Stairways, storage, and mechanicals are housed in the narrow stone structure along with an office area perched at the top. Each unit has four regular bedrooms each with its own bath, and the master suite. In order to give each bedroom lighting they open onto a winter garden illuminated from above. If an elevator is desired I've set aside space for the pneumatic type with access to all four levels.


INTENDED MARKET


The suburban development SFR is largely an invention of Victorian England. Architects such as William Norman Shaw, drawing on England's Gothic past, masterfully combined elements such as the all stone first story topped with the wattle and daub upper stories to fashion an architectural style now known as Tudor Revival. Shaw's marvelous Grim's Dyke, built for WS Gilbert of Gilbert & Sullivan, functioned as a template for the first homes of the American suburbs which began to appear with the maturing of the Industrial Revolution no better example being Lewellyn Park just outside Newark NJ, once a major industrial hub. Every American suburb is based on this template. Such developments do indeed look grand and one cannot help feeling suitably impressed in passing such stately homes. However it must be stressed that an architecture which creates a striking picture from the street may not translate into an interior which evokes the feeling of the sublime, that special spatial sense Wright imbued in his homes, what critic Jay Appleton termed the quality of 'prospect and refuge'.


At the other end of the spectrum is the urban residential tower. Such buildings are certainly engineering marvels and to a lesser extent the dwellings within are architectural marvels. Yet one is always keenly aware of the constraints of life in the tower - low ceilings, smallish living rooms, the hassle of parking, minimal storage, and separation from the ground and the garden - unless of course multimillions are spent - and even then money mitigates only so much.


It is VRT's contention that both the luxury single family home and the luxury urban tower condominium are susceptible to critique. The SFR to a great extent was popularized as an architecture through which the middle class were encouraged to believe they could emulate, could approximate the sort of life lived by the upper class. On the other hand, the residential tower derives from the commercial tower, a structure promoted by the steel industry in its bid to sell the excesses produced above and beyond the needs of the the railroad industry. And so at the risk of sounding effete, one can point out that neither the SFR nor the residential tower emerge from purely architectural considerations.

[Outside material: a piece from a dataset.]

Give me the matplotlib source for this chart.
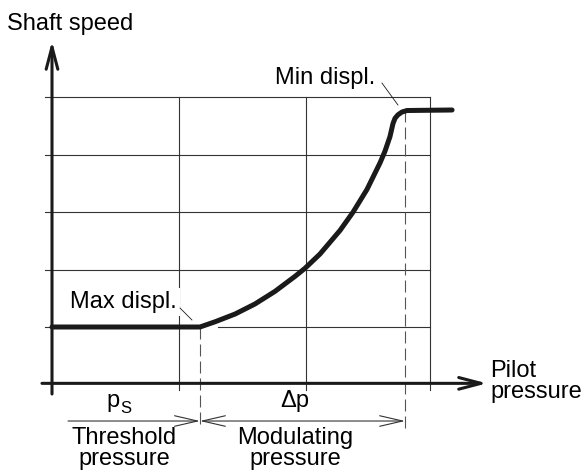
#Pilot pressure vs shaft speed (displacement control sketch)

import matplotlib.pyplot as plt

plt.rcParams['font.family'] = ['Liberation Sans', 'DejaVu Sans']

#Data (grid units)
grid_x = [1, 2, 2.98]
grid_y = [1, 2, 3, 4, 5]

pilot = [0, 1.165, 1.283, 1.441, 1.598, 1.756, 1.913, 1.992, 2.110, 2.268,
         2.370, 2.480, 2.583, 2.622, 2.661, 2.685, 2.701, 2.724, 2.756, 2.795, 3.15]
speed = [1, 1, 1.09, 1.225, 1.40, 1.62, 1.88, 2.021, 2.269, 2.680,
         2.996, 3.392, 3.855, 4.058, 4.31, 4.538, 4.63, 4.69, 4.739, 4.765, 4.774]

p_start = 1.165   # threshold pressure
p_end = 2.78      # end of modulation
dim_y = -0.635
drop_y = -0.757

#Figure
fig = plt.figure(figsize=(5.84, 4.71), dpi=100)
ax = fig.add_axes([0, 0, 1, 1])
ax.set_xlim(-52 / 127, (584 - 52) / 127)
ax.set_ylim(-(471 - 384.5) / 57.5, 384.5 / 57.5)
ax.axis('off')

gc = '#333333'
glw = 0.8

#grid
for gy in grid_y:
    if gy == 1:
        ax.plot([-0.055, p_start], [gy, gy], color=gc, lw=glw, zorder=1)
        ax.plot([1.31, grid_x[-1]], [gy, gy], color=gc, lw=glw, zorder=1)
    else:
        ax.plot([-0.055, grid_x[-1]], [gy, gy], color=gc, lw=glw, zorder=1)
for gx in grid_x:
    ax.plot([gx, gx], [-0.096, grid_y[-1]], color=gc, lw=glw, zorder=1)

#axes with arrows
arrow_kw = dict(arrowstyle='->,head_length=1.6,head_width=0.42', lw=2.2,
                color='#1a1a1a', shrinkA=0, shrinkB=0, mutation_scale=10)
ax.annotate('', xy=(0, 5.974), xytext=(0, -0.165), arrowprops=arrow_kw, zorder=3)
ax.annotate('', xy=(3.425, 0.02), xytext=(-0.079, 0.02), arrowprops=arrow_kw, zorder=3)

#curve
ax.plot(pilot, speed, color='#1a1a1a', lw=3.6, solid_capstyle='round',
        solid_joinstyle='round', zorder=4)

#dashed drop lines
dash_kw = dict(color='#555555', lw=0.8, dashes=(10.8, 4.5), zorder=2)
ax.plot([p_start, p_start], [speed[1], drop_y], **dash_kw)
ax.plot([p_end, p_end], [speed[-1], drop_y], **dash_kw)

#dimension line
dim_kw = dict(lw=0.8, color='#333333', shrinkA=0, shrinkB=0, mutation_scale=10)
ax.annotate('', xy=(p_start, dim_y), xytext=(0.126, dim_y),
            arrowprops=dict(arrowstyle='->,head_length=1.65,head_width=0.38', **dim_kw))
ax.annotate('', xy=(p_end, dim_y), xytext=(p_start, dim_y),
            arrowprops=dict(arrowstyle='<->,head_length=1.65,head_width=0.38', **dim_kw))

#labels
fs = 17
ax.text(-0.354, 6.165, 'Shaft speed', fontsize=fs, va='baseline', ha='left')
ax.text(3.449, 0.13, 'Pilot', fontsize=fs, va='baseline', ha='left')
ax.text(3.449, -0.235, 'pressure', fontsize=fs, va='baseline', ha='left')

ax.text(0.535, -0.391, 'p', fontsize=fs, va='baseline', ha='right')
ax.text(0.535, -0.496, 'S', fontsize=12, va='baseline', ha='left')
ax.text(1.913, -0.391, '\u0394p', fontsize=fs, va='baseline', ha='center')
ax.text(0.567, -1.035, 'Threshold', fontsize=fs, va='baseline', ha='center')
ax.text(0.567, -1.40, 'pressure', fontsize=fs, va='baseline', ha='center')
ax.text(1.913, -1.035, 'Modulating', fontsize=fs, va='baseline', ha='center')
ax.text(1.913, -1.40, 'pressure', fontsize=fs, va='baseline', ha='center')

ax.text(2.543, 5.226, 'Min displ.', fontsize=fs, va='baseline', ha='right')
ax.plot([2.598, 2.724], [5.243, 4.861], color='#1a1a1a', lw=0.6, zorder=3)
ax.text(0.984, 1.33, 'Max displ.', fontsize=fs, va='baseline', ha='right',
        bbox=dict(fc='white', ec='none', pad=2), zorder=3)
ax.plot([1.008, 1.102], [1.33, 1.122], color='#1a1a1a', lw=0.6, zorder=3)

plt.savefig('out.png', dpi=100)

The townhouse around square, when modified to incorporate the car-centric reality of modern life, can be a worthy competitor of the SFR and the condo tower. It affords a density on a more human scale, and in a garden setting of a more congenial nature. Where the SFR isolates and the condo tower concentrates, the townhouse around square modulates, allows for spacious private living on the one hand and charming sociability on the other. And by way of comparison for those who have had the chance to experience Wright's Little House living room on display in the American Wing of the Metropolitan Museum, the living room design in this townhouse is of the same proportions, the same length, width, and height, hopefully to good effect such that the occupant may forget all about the fact that he is in a townhouse not a detached home.